I don't spend much time on Deadspin. It's often funny, generally outrageous, and well-crafted. But there's a cynicism in the way they blur news-as-entertainment that has always made me uneasy about what makes the Web the Web.
And that's what makes Tim Donaghy such an intriguing and dangerous guy.
Deadspin has been examining Donaghy's efforts to sell a book on being a crooked NBA ref. If that man wrote an honest book about being a crooked ref, I'd read it intensely.
And that's the problem: How can you trust anything the man says?
Understand something: I've read several autobiographies of former made men in the Mafia. I believe most everything I read about Sammy "The Bull'' Gravano. But there was an odd integrity to that book; there is order, if not honor, in how those people treat what they do.
Donaghy is something different; a guy who renounced what he was - a fair arbiter of the rules.
I know a bunch of NBA refs, and I've seldom heard men angrier than the way they talk about this guy. That's mostly because he reinforces the worst myths about this profession: That when they make a mistake, it's not honest misfeasance, it's evil manipulation of the result.
And now anything Donaghy heard in hundreds of nights on the road will be skewed for dramatic effect. And that's sad because fans are too quick to assume their teams lose because of bias or dishonesty, as opposed to the obvious: Your team isn't as good as the one it played last night.
I think basketball is the hardest of the four major-league sports to officiate because it's such a game of flow. There are more subjective judgments (and I appreciate that NFL officials could call holding on every play, still...)
Donaghy is going to find someone to buy what he's selling.

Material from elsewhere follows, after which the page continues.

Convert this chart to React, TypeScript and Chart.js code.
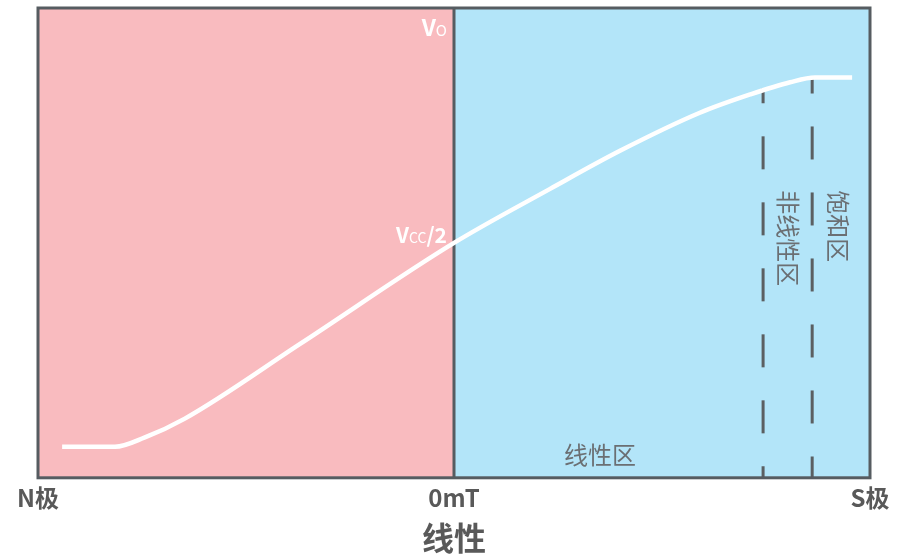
import React, { useEffect, useRef } from 'react';
import { Chart, registerables } from 'chart.js';

Chart.register(...registerables);

// ---- data ----
const tickValues = [-100, 0, 100];
const tickLabels = ['N极', '0mT', 'S极'];
const axisTitle = '线性';

const curveX = [-94.2, -81.5, -74.3, -64.7, -37.0, 0, 23.1, 39.9, 59.1, 71.2, 80.8, 86.8, 95.7];
const curveY = [6.6, 6.6, 8.6, 12.6, 28.5, 50, 61.5, 69.6, 77.7, 81.6, 84.2, 85.2, 85.2];

const boundaryX = [74.3, 86.1];
const boundaryTopY = [82.9, 85.0];

const regionLabels = ['线性区', '非线性区', '饱和区'];
const regionX = [35.1, 80.3, 92.3];
const regionY = [4.9, 61.2, 61.2];
const regionVertical = [false, true, true];

const voltMain = ['V', 'V'];
const voltSub = ['O', 'CC'];
const voltRest = ['', '/2'];
const voltY = [94, 50];

const FONT = '"Noto Sans CJK SC", "Noto Sans", sans-serif';
const PINK = '#F9BBBF';
const BLUE = '#B3E5F9';
const FRAME = '#565C61';

const decorPlugin = {
  id: 'decor',
  beforeDatasetsDraw(chart: any) {
    const { ctx, chartArea: a, scales } = chart;
    const x0 = scales.x.getPixelForValue(0);
    ctx.save();
    ctx.fillStyle = PINK;
    ctx.fillRect(a.left, a.top, x0 - a.left, a.bottom - a.top);
    ctx.fillStyle = BLUE;
    ctx.fillRect(x0, a.top, a.right - x0, a.bottom - a.top);
    ctx.strokeStyle = FRAME;
    ctx.lineWidth = 3;
    ctx.beginPath();
    ctx.moveTo(x0, a.top);
    ctx.lineTo(x0, a.bottom);
    ctx.stroke();
    ctx.restore();
  },
  afterDatasetsDraw(chart: any) {
    const { ctx, chartArea: a, scales } = chart;
    const xs = scales.x;
    const ys = scales.y;
    ctx.save();
    // frame
    ctx.strokeStyle = FRAME;
    ctx.lineWidth = 3;
    ctx.strokeRect(a.left, a.top, a.right - a.left, a.bottom - a.top);

    // voltage labels (right aligned against the 0 line)
    const right = xs.getPixelForValue(0) - 7;
    for (let i = 0; i < voltMain.length; i++) {
      const base = ys.getPixelForValue(voltY[i]);
      const big = i === 0 ? 23 : 21;
      const small = i === 0 ? 15 : 14;
      ctx.textBaseline = 'alphabetic';
      ctx.fillStyle = '#FFFFFF';
      ctx.font = `bold ${big}px ${FONT}`;
      const wRest = ctx.measureText(voltRest[i]).width;
      const wMain = ctx.measureText(voltMain[i]).width;
      ctx.font = `${small}px ${FONT}`;
      const wSub = ctx.measureText(voltSub[i]).width;
      let x = right - wRest - wSub - wMain;
      ctx.font = `bold ${big}px ${FONT}`;
      ctx.textAlign = 'left';
      ctx.fillText(voltMain[i], x, base);
      x += wMain;
      ctx.font = `${small}px ${FONT}`;
      ctx.fillText(voltSub[i], x, base);
      x += wSub;
      ctx.font = `bold ${big}px ${FONT}`;
      ctx.fillText(voltRest[i], x, base);
    }

    // region labels
    ctx.fillStyle = '#6B6F73';
    ctx.font = `24px ${FONT}`;
    for (let i = 0; i < regionLabels.length; i++) {
      const px = xs.getPixelForValue(regionX[i]);
      const py = ys.getPixelForValue(regionY[i]);
      if (regionVertical[i]) {
        ctx.save();
        ctx.translate(px, py);
        ctx.rotate(Math.PI / 2);
        ctx.textAlign = 'left';
        ctx.textBaseline = 'middle';
        ctx.fillText(regionLabels[i], 0, 0);
        ctx.restore();
      } else {
        ctx.textAlign = 'center';
        ctx.textBaseline = 'middle';
        ctx.fillText(regionLabels[i], px, py);
      }
    }
    ctx.restore();
  },
};

export default function App() {
  const ref = useRef<HTMLCanvasElement | null>(null);

  useEffect(() => {
    document.body.style.margin = '0';
    if (!ref.current) return;
    const boundarySets = boundaryX.map((bx, i) => ({
      type: 'line' as const,
      data: [
        { x: bx, y: boundaryTopY[i] },
        { x: bx, y: 0 },
      ],
      borderColor: '#5B5F62',
      borderWidth: 3,
      borderDash: [33, 33],
      borderDashOffset: 18,
      pointRadius: 0,
      fill: false,
      order: 2,
    }));
    const chart = new Chart(ref.current, {
      type: 'line',
      data: {
        datasets: [
          {
            data: curveX.map((x, i) => ({ x, y: curveY[i] })),
            borderColor: '#FFFFFF',
            borderWidth: 4.5,
            pointRadius: 0,
            cubicInterpolationMode: 'monotone',
            fill: false,
            order: 1,
          },
          ...boundarySets,
        ],
      },
      options: {
        responsive: false,
        animation: false,
        devicePixelRatio: 1,
        layout: { padding: { left: 38, right: 29, top: 8, bottom: 0 } },
        plugins: {
          legend: { display: false },
          tooltip: { enabled: false },
        },
        scales: {
          x: {
            type: 'linear',
            min: -100,
            max: 100,
            afterBuildTicks: (scale: any) => {
              scale.ticks = tickValues.map((v) => ({ value: v }));
            },
            ticks: {
              autoSkip: false,
              maxRotation: 0,
              padding: 6,
              color: '#595959',
              font: { family: FONT, size: 24, weight: 'bold' },
              callback: (v: any) => {
                const idx = tickValues.indexOf(Number(v));
                return idx >= 0 ? tickLabels[idx] : '';
              },
            },
            grid: { display: false, drawTicks: false },
            border: { display: false },
            title: {
              display: true,
              text: axisTitle,
              color: '#595959',
              font: { family: FONT, size: 32, weight: 'bold' },
              padding: { top: 0, bottom: 0 },
            },
          },
          y: {
            type: 'linear',
            min: 0,
            max: 100,
            display: false,
          },
        },
      },
      plugins: [decorPlugin],
    });
    return () => chart.destroy();
  }, []);

  return (
    <div style={{ width: 899, height: 557 }}>
      <canvas ref={ref} width={899} height={557} />
    </div>
  );
}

It will be sexy because everyone who cares wants to believe his team has been robbed.
The vast majority of these refs want to get every call right. They feel remarkable remorse when they realize they've screwed up.
So they don't deserve Tim Donaghy turning second-guessing into his second act.

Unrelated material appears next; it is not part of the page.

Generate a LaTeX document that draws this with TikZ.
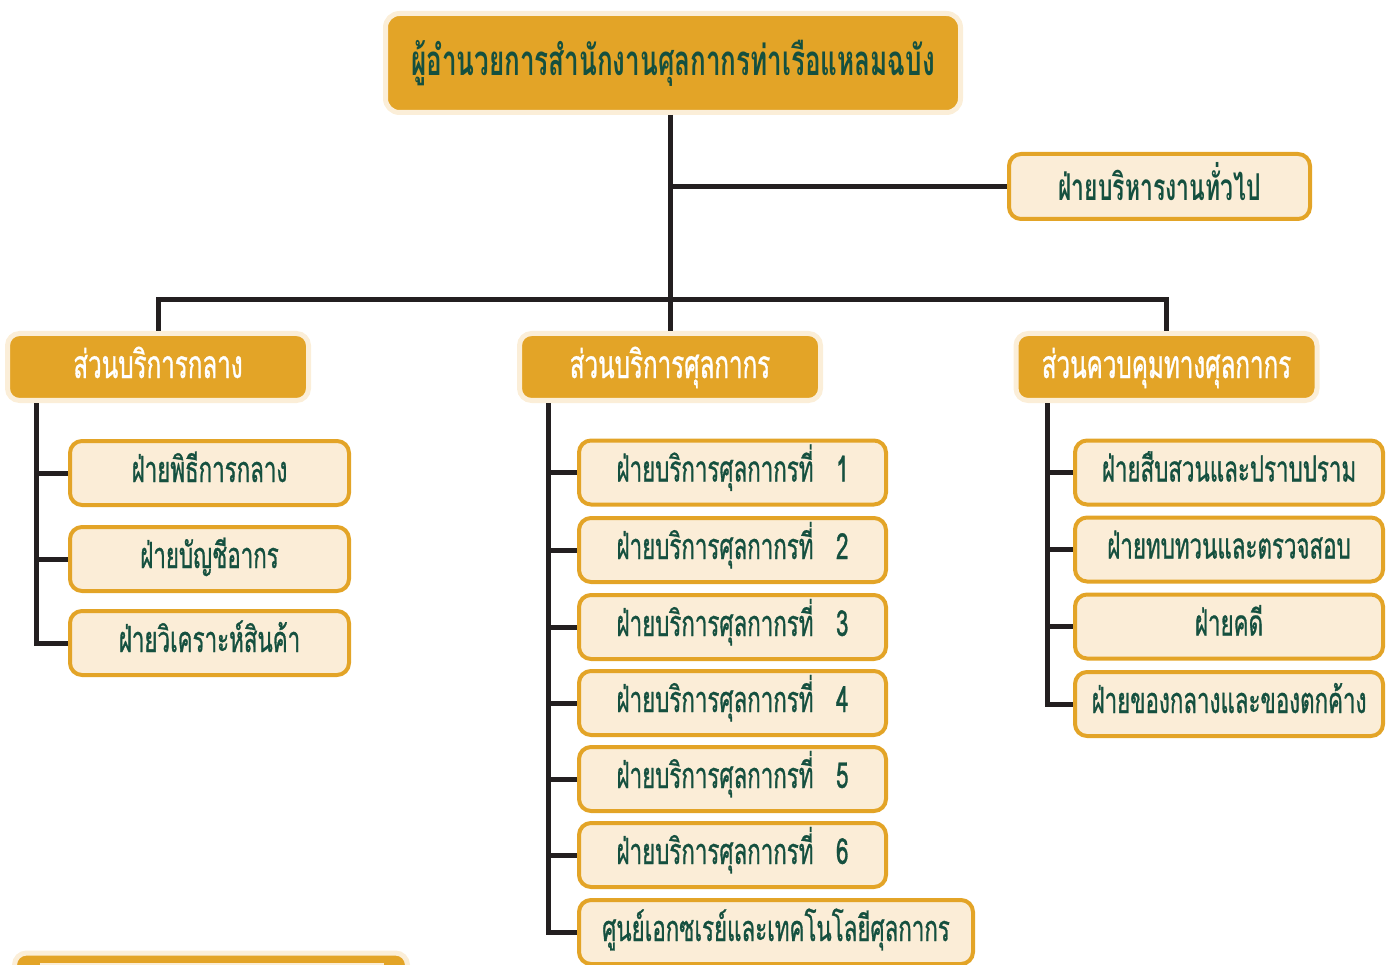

AROUND THE LEAGUE: Ex-Charlotte Hornet Kurt Rambis is coaching the Minnesota Timberwolves this year, after several years as Phil Jackson's assistant with the Los Angeles Lakers.
"If you closed your eyes, you'd think it was Phil," Wolves forward Kevin Love said of Rambis' demeanor.
"It's definitely that same calmness. At first I thought he was kidding the way he was talking to us at training camp. I was wondering when he was going to start yelling at any moment, like any other coach."...
Quentin Richardson was traded four times this past summer. He said that never rattled him, in part because of some advice he got from Michael Jordan, after being drafted by the Los Angeles Clippers.
"Don't worry about that. You don't play for the Clippers, you play for the NBA,'' Richardson recalls Jordan saying. "Your job is to stick in the NBA as long as you can.''
It all worked out: Richardson is now a starter for the Miami Heat.